┌─ Data to process
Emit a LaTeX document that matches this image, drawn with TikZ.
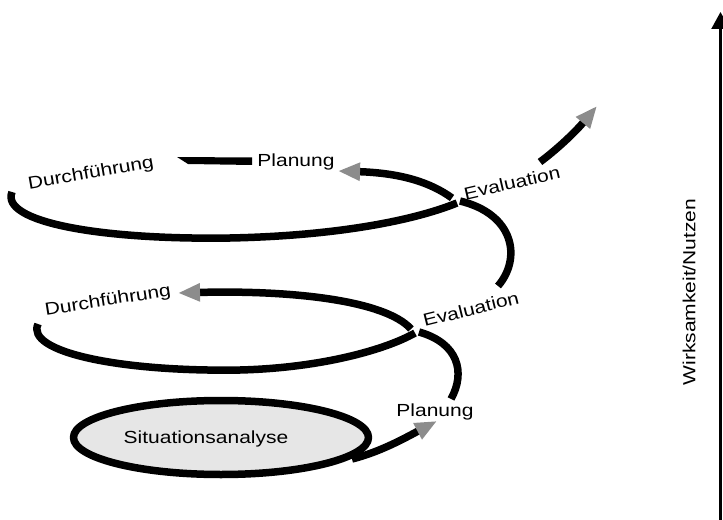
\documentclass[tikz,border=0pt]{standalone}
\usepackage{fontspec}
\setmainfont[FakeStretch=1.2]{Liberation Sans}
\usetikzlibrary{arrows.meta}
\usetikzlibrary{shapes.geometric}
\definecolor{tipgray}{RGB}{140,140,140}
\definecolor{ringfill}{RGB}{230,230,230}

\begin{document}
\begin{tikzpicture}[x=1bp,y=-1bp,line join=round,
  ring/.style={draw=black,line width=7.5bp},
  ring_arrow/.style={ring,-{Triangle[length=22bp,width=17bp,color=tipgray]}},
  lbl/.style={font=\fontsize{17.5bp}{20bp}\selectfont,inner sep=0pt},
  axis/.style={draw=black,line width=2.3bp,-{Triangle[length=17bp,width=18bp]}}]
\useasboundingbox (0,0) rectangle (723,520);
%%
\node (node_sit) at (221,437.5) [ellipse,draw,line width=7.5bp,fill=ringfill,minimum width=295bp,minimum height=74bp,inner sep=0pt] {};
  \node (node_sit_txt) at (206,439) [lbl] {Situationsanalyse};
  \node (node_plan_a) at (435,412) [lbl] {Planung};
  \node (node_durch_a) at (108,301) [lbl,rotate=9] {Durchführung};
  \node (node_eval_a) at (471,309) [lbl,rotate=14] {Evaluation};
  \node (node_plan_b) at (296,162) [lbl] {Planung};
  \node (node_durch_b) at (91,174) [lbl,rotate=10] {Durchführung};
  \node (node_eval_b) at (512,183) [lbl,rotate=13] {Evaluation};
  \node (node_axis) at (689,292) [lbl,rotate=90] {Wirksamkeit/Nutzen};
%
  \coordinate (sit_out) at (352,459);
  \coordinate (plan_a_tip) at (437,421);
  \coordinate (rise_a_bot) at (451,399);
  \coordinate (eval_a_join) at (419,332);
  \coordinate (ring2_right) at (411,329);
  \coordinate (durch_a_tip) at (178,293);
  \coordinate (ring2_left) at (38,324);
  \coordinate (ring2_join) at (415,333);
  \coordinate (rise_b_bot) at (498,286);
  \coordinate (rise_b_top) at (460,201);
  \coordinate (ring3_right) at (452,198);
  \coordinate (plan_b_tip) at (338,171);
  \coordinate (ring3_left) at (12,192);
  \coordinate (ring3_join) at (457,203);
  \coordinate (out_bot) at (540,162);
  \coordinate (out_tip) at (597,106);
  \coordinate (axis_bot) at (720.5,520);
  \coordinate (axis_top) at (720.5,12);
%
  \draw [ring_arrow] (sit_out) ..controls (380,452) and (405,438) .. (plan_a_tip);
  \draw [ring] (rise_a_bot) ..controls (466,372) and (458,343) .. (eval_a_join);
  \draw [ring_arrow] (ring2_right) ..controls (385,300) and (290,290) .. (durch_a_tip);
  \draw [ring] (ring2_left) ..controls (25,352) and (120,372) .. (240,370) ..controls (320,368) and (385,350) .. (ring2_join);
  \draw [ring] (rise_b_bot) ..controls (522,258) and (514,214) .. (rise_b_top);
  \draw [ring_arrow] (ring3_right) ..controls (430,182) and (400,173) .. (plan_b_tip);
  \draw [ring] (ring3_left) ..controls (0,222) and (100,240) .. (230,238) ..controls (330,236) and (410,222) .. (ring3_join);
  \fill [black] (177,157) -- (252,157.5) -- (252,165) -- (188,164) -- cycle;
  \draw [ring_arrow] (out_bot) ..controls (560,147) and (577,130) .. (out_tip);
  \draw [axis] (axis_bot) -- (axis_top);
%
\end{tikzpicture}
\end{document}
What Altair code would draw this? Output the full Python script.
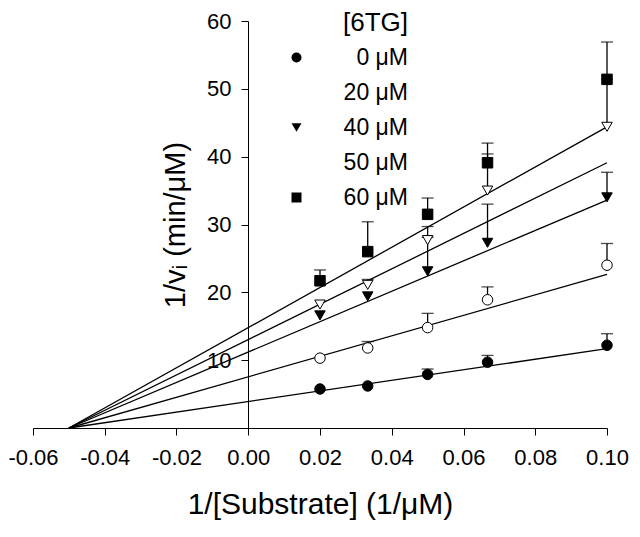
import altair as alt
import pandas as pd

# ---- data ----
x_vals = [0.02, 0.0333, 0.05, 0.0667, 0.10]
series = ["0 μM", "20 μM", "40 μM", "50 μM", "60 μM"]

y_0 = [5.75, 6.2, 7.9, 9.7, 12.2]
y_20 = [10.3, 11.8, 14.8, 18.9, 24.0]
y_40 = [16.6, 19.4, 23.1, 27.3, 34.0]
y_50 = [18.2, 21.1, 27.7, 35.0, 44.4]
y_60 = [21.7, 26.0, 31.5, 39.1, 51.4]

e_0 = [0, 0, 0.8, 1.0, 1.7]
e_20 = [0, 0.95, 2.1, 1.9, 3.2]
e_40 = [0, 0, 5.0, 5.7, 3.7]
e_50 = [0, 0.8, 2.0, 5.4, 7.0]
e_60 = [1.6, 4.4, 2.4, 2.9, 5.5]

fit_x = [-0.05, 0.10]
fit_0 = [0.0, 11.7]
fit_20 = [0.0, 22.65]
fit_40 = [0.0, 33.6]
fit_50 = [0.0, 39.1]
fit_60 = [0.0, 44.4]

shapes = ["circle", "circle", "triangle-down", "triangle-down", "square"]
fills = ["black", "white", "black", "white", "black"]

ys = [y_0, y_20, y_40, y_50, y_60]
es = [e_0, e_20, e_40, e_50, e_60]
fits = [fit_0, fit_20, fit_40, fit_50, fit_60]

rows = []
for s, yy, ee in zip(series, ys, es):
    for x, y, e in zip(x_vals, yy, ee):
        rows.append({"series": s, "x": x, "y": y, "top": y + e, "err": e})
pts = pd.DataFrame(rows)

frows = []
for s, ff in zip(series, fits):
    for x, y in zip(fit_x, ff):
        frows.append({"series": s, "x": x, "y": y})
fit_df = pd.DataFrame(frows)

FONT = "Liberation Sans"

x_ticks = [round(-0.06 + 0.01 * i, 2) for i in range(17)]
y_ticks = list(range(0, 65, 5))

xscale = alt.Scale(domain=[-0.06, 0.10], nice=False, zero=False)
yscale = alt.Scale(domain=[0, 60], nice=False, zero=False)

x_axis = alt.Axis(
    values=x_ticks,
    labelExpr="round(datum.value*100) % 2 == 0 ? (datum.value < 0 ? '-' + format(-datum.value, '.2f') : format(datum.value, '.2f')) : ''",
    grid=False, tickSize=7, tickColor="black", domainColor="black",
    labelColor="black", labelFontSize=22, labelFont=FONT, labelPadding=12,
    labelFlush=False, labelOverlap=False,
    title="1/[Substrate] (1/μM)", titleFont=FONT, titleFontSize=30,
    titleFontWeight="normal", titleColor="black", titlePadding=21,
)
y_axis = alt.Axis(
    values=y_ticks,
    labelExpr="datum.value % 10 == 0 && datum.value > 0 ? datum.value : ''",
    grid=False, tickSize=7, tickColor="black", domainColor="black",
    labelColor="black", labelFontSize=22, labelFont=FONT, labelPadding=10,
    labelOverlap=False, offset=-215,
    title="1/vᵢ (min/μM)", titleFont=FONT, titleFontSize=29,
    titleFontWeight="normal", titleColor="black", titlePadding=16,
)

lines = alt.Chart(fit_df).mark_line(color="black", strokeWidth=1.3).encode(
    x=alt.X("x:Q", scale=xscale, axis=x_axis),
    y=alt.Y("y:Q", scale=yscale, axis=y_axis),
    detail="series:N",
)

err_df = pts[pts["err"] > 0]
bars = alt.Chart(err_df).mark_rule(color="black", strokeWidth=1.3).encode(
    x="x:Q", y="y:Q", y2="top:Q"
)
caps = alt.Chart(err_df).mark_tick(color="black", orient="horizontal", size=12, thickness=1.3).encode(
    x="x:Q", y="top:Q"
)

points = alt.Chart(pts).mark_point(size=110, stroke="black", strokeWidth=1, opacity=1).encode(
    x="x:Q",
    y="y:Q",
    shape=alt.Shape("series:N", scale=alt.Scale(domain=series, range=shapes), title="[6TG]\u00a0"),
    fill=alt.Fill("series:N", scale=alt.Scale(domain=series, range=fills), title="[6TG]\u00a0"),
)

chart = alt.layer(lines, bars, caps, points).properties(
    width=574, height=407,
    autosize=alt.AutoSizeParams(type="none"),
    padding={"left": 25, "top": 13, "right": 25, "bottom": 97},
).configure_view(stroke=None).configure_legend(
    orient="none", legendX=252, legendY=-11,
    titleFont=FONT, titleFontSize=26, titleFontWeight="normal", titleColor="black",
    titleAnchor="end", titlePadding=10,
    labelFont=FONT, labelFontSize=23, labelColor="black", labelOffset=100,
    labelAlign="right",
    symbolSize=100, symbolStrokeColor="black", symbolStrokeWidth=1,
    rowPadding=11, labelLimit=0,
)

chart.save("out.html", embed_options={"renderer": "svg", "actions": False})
└─
Instruction
Reproduce, word for word, only the lines in the records above from the line with "What Altair code" through the line with "pts = pd.DataFrame(rows)", including both ends; omit the pictures.

Reply to the task
What Altair code would draw this? Output the full Python script.
import altair as alt
import pandas as pd

# ---- data ----
x_vals = [0.02, 0.0333, 0.05, 0.0667, 0.10]
series = ["0 μM", "20 μM", "40 μM", "50 μM", "60 μM"]

y_0 = [5.75, 6.2, 7.9, 9.7, 12.2]
y_20 = [10.3, 11.8, 14.8, 18.9, 24.0]
y_40 = [16.6, 19.4, 23.1, 27.3, 34.0]
y_50 = [18.2, 21.1, 27.7, 35.0, 44.4]
y_60 = [21.7, 26.0, 31.5, 39.1, 51.4]

e_0 = [0, 0, 0.8, 1.0, 1.7]
e_20 = [0, 0.95, 2.1, 1.9, 3.2]
e_40 = [0, 0, 5.0, 5.7, 3.7]
e_50 = [0, 0.8, 2.0, 5.4, 7.0]
e_60 = [1.6, 4.4, 2.4, 2.9, 5.5]

fit_x = [-0.05, 0.10]
fit_0 = [0.0, 11.7]
fit_20 = [0.0, 22.65]
fit_40 = [0.0, 33.6]
fit_50 = [0.0, 39.1]
fit_60 = [0.0, 44.4]

shapes = ["circle", "circle", "triangle-down", "triangle-down", "square"]
fills = ["black", "white", "black", "white", "black"]

ys = [y_0, y_20, y_40, y_50, y_60]
es = [e_0, e_20, e_40, e_50, e_60]
fits = [fit_0, fit_20, fit_40, fit_50, fit_60]

rows = []
for s, yy, ee in zip(series, ys, es):
    for x, y, e in zip(x_vals, yy, ee):
        rows.append({"series": s, "x": x, "y": y, "top": y + e, "err": e})
pts = pd.DataFrame(rows)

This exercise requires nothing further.